Apache Kudu and its technical Architecture

The following diagram shows a Kudu cluster with three masters and multiple tablet servers, each serving multiple tablets. It illustrates how Raft consensus is used to allow for both leaders and followers for both the masters and tablet servers. In addition, a tablet server can be a leader for some tablets, and a follower for others. Leaders are shown in gold, while followers are shown in blue.

Kudu Architecture

Kudu and Impala

Kudu has tight integration with Apache Impala, allowing you to use Impala to insert, query, update, and delete data from Kudu tablets using Impala’s SQL syntax, as an alternative to using the Kudu APIs to build a custom Kudu application.

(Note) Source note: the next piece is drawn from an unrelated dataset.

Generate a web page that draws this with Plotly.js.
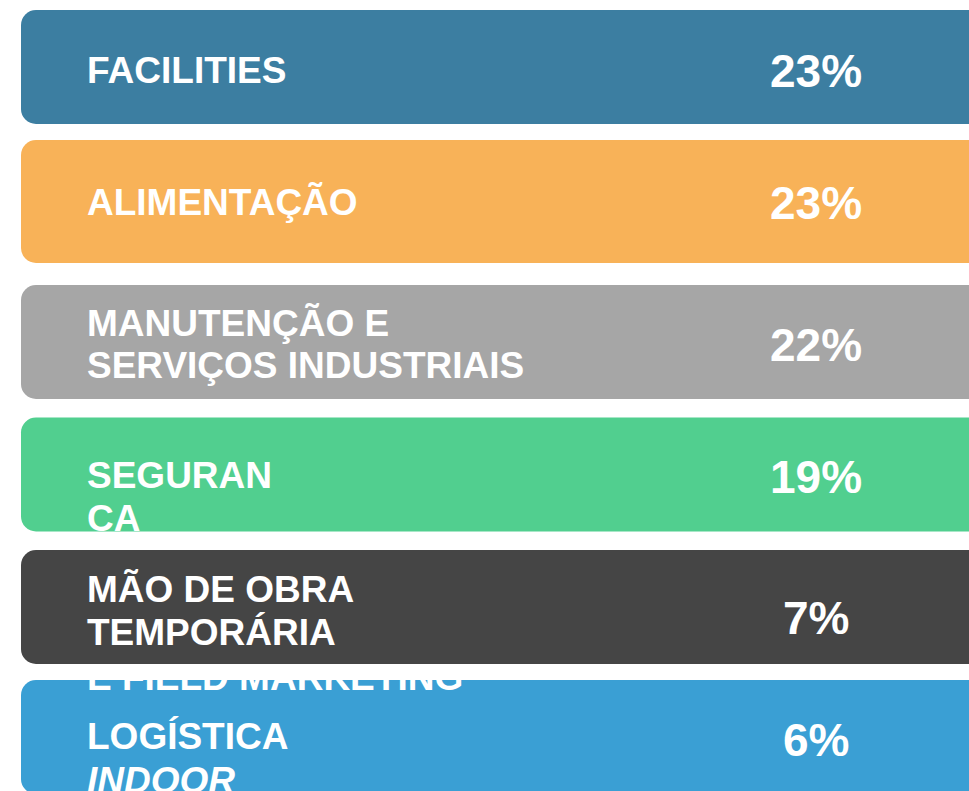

In addition, you can use JDBC or ODBC to connect existing or new applications written in any language, framework, or business intelligence tool to your Kudu data, using Impala as the broker.

Kudu and Hive Metastore

Kudu has an optional feature which allows it to integrate its own catalog with the Hive Metastore (HMS). The HMS is the de-facto standard catalog and metadata provider in the Hadoop ecosystem. When the HMS integration is enabled, Kudu tables can be discovered and used by external HMS-aware tools, even if they are not otherwise aware of or integrated with Kudu. Additionally, these components can use the HMS to discover necessary information to connect to the Kudu cluster which owns the table, such as the Kudu master addresses.